I really enjoy reconnecting with All Things Considered and other NPR news programs, staples of my earlier car commuting life that I don’t listen to much now that I’m a straphanger. And on a similar note, when away I’ll buy a paper now and then—the print New York Times is a much more pleasant read when you don’t have to unfold it on the subway.
Blogs? Forget 'em; I go on vacation just so I don't have to stare at a computer.
#7 Posted by Clint Hendler, CJR on Fri 21 Aug 2009 at 10:45 AM
I can't resist checking my hideous Blackberry for email (news about me!). Otherwise, I sneak looks at the NYT, WP and WSJ, and always regret it. Advice: If you're going to unplug, try to go all the way, at least for a few days at a time.
#8 Posted by Dean Starkman, CJR on Fri 21 Aug 2009 at 01:50 PM
Local papers, if they're good. And particularly if they're alt-weeklies. Back issues of the New Yorker and NYRB. Books.

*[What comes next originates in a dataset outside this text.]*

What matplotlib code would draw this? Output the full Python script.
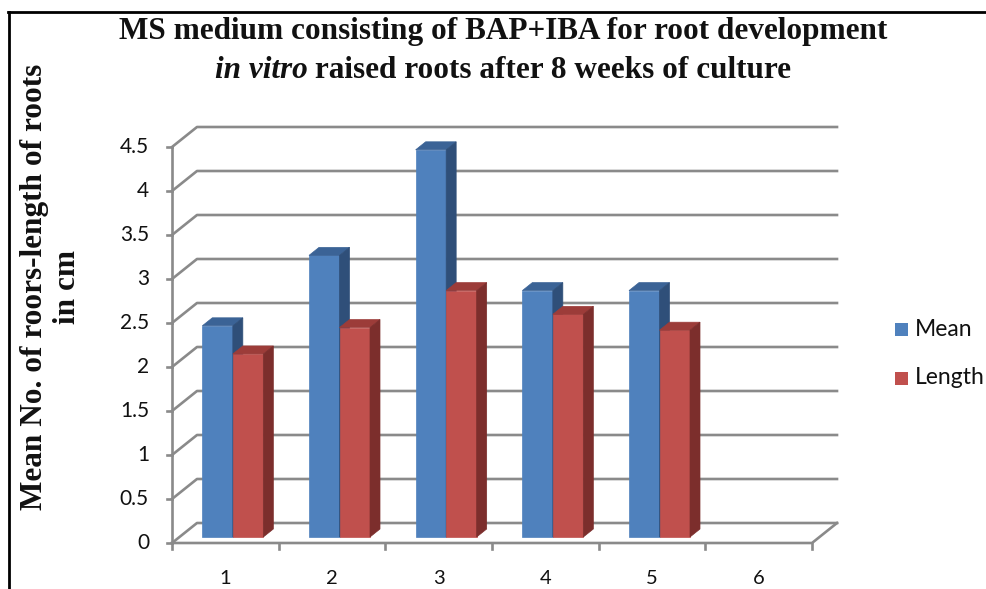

The latest issue of -- yeah, I'll admit it -- US Weekly. All in print.
My media addictions don't stop while I'm on vacation -- much to the chagrin of my co-vacationers, unless they're fellow journalists -- but getting the fix in print, and actively avoiding getting online, makes for a good compromise. Like Nicorette for the media-addicted. .
#9 Posted by Megan Garber, CJR on Fri 21 Aug 2009 at 01:56 PM
Okay, I'll do it. I'll own it. I would keep twitter, but only if I'm able to follow the links. Otherwise, give me a serene New Yorker...or a pile of them.
#10 Posted by Josh Young, CJR on Fri 21 Aug 2009 at 05:35 PM
I have been following a story on the Blogosphere about how funds ended up among Liberal Alaskan Bloggers accounts came directly from the White House to smear former Governor Palin with fake ethical charges to bankrupt her and her family.
Or is enemies lists only supposed to be followed up during Republican Administrations?
CJR, influenced by The Nation magazine and the Huffington Post, is asleep at the wheel during a Liberal Administration.
http://www.riehlworldview.com/carnivorous_conservative/2009/08/jesse-griffin-just-asking-questions.html
http://rsmccain.blogspot.com/search/label/Jesse%20Griffin
Where is MSNBC and CNN on this story? Where is Evan Thomas? Where are the shoe leather news reporters who "Speak Truth to Power?"
Oh, right, only during Republican Administration do they investigate corruption. After all, if the Nation magazine and the Huffington Post do not report it, it is not a story.